In the complaint, Mais contends that over the course of a required “Courageous Conversations about Race” teacher training in 2021, she became disturbed by what she felt were racially discriminatory training materials, and that she fielded similar concerns from other teachers. During the final session, Mais inadvertently used the phrase “colored people” instead of “people of color,” and immediately and repeatedly apologized to all present. She was then verbally attacked by teacher’s aide Sheila Avery, who called her an “old racist” and said she did not accept the apology.
Following the training incident, Mais claims that she was subjected to months of increasingly hostile and vulgar attacks (such as being openly called a “two-faced white racist b—”) from staff members, as well as physical intimidation, and that multiple requests for help from school and division administrators were ignored. Mais was asked to (and did) apologize again in several other meetings and mediation sessions, culminating in a mandatory meeting of all the school’s teachers, where she was required to read an apology statement that had been significantly abridged by school division staff. After Mais’s statement, Avery was invited to speak and demanded that teachers choose a side—hers or Mais’s. Mais submitted her resignation at the end of August.
Defense Arguments
In the December hearing, attorney Jeremy Capps, representing the Albemarle County School Board, defended a motion to dismiss the complaint on the basis that citizens generally cannot sue any level of government—including school districts or their employees. Capps said that under Virginia’s constitution, the government and its agencies are immune from such claims under a doctrine called “sovereign immunity,” and any waiver of sovereign immunity has to be explicit, and can only be granted by the government.
“There is no mechanism in Virginia law by which the plaintiff could pursue a monetary remedy for violation of the constitution,” said Capps, adding that retaliation is not covered as discrimination by the Virginia Human Rights Commission. “The real issue in this case is whether the plaintiff has alleged enough for a ‘hostile work environment’ under Title Seven.” Mais claims that the harassment made it impossible for her to continue working at the school, so the School Board was willfully negligent and “constructively discharged” her, in violation of her constitutional rights.

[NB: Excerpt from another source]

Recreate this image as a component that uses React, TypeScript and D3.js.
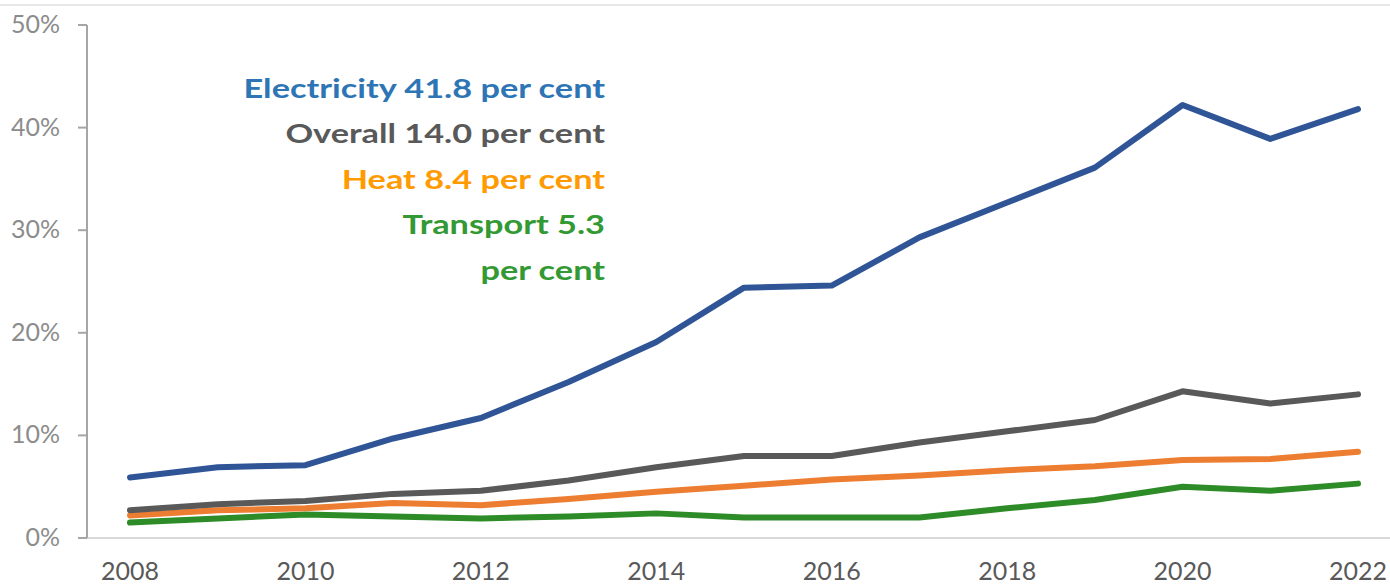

In arguing against the constructive discharge claim, Capps said that Mais was “only” called a “two-faced white racist b—” twice after the training session, according to the complaint. “She didn’t like the fact that she was asked to apologize, but that doesn’t make a hostile work environment,” he said. Neither side disputes that Mais immediately apologized for her misstatement, and reiterated her apology several times.
Capps also acknowledged that now-retired Bernard Hairston, who was at the time Assistant Superintendent for School Community Empower-ment, described the anti-racism policy to Mais in a mediation meeting where Avery was present, and in that context he said, “You’re either on the bus or you’re not. You are either a racist or an anti-racist.” Capps also noted that then-Director of Educator Quality Daphne Keiser said it was inappropriate for Hairston to have conducted a mediation meeting without any human resources persons present.
However, none of this was enough to create a situation that could amount to constructive discharge, said Capps. “She cannot use her own objections to the policy, or her own offensive statements that cause conflict within the workplace between coworkers, as the basis for a hostile work environment claim,” he said. “It’s just not enough.”
Judge Norman K. Moon followed up by asking what would be enough. “I mean, when are you going to let up?” said Moon. “At what point will [the punishment] be enough? What amount is the [appropriate] public punishment of someone for wrongdoing?”
“But that’s the problem with the allegations in this complaint,” replied Capps, “because she didn’t let it play out. She resigned before she gave the [public, all-staff] apology.”
“That’s my point,” said Moon. “Is it normal that one would be required to stand before that body and apologize? You know, the [original] comment wasn’t to that body. Is that an overreaction [by division administrators]? Is that why Human Resources said they should have been involved in mediation, because they might not have required that type of thing? If she should be disciplined for what she said, was this the appropriate discipline?”
Capps suggested again that Mais should have endured the hostile treatment for longer to see how it might have “played out.” “She short-cutted that process by resigning before the apology, so we couldn’t watch that play out—this might be a completely different situation if [instead] she had gone into that meeting, had not resigned, made an apology, and the treatment continued and Miss Avery refused to accept her apology. But that’s not what’s alleged, and that didn’t happen because she resigned before it could happen.”
Plaintiff Arguments
Mais’s counsel, Hal Frampton of Alliance Defending Freedom, said that Mais was “subjected by the school district to an environment infused with racial hostility from top to bottom,” and asked the court to look at five elements to determine sufficiently severe pervasive hostility: (1) the content of the Courageous Conversations curriculum, which “trades in crude racial stereotypes,” (2) racist comments made by Hairston, including his “comparison of white parents to slave owners who had raped his mother and sister and beaten him and were now telling him not to talk about it,” (3) the implementation of the curriculum at Agnor-Hurt Elementary, in which white participants were repeatedly told that their perspectives were not welcome, (4) the district’s treatment of Mais in contrast to how it handled the behavior of her co-workers, who cursed at her and intimidated her friends and physically blocked them from visiting her office, with no repercussions, and (5) the refusal of seven different school division officials, including Principal Michael Irani, to intervene during the ongoing racial harassment of Mais by co-workers from June 11 to her last day on September 9;
“School administrators allowed teacher’s aides who were people of color to attend the all-faculty public apology meeting to be seated in the front row, dressed in black t-shirts and camo pants, to intimidate [Mais], while specifically not inviting white teacher’s aides,” said Frampton. “They allowed a teacher’s aide who had harassed Mais to essentially give a rebuttal after Mais’ apology, where she continued to call Mais a racist.”
Regarding the immunity claims, Frampton said, “It’s unlawful for an employer to discriminate against employees and employment agencies, to discriminate because of engaging in protected activity.” He also argued that Mais was acting in some ways outside the scope of her employment “by reaching out affirmatively, raising these issues many times in places when she’s absolutely not required to do so, speaking as a citizen on a matter of public concern.” This latter approach may trigger an exception from sovereign immunity in Virginia.
Judge Moon did not indicate when he would make a decision on the motion to dismiss.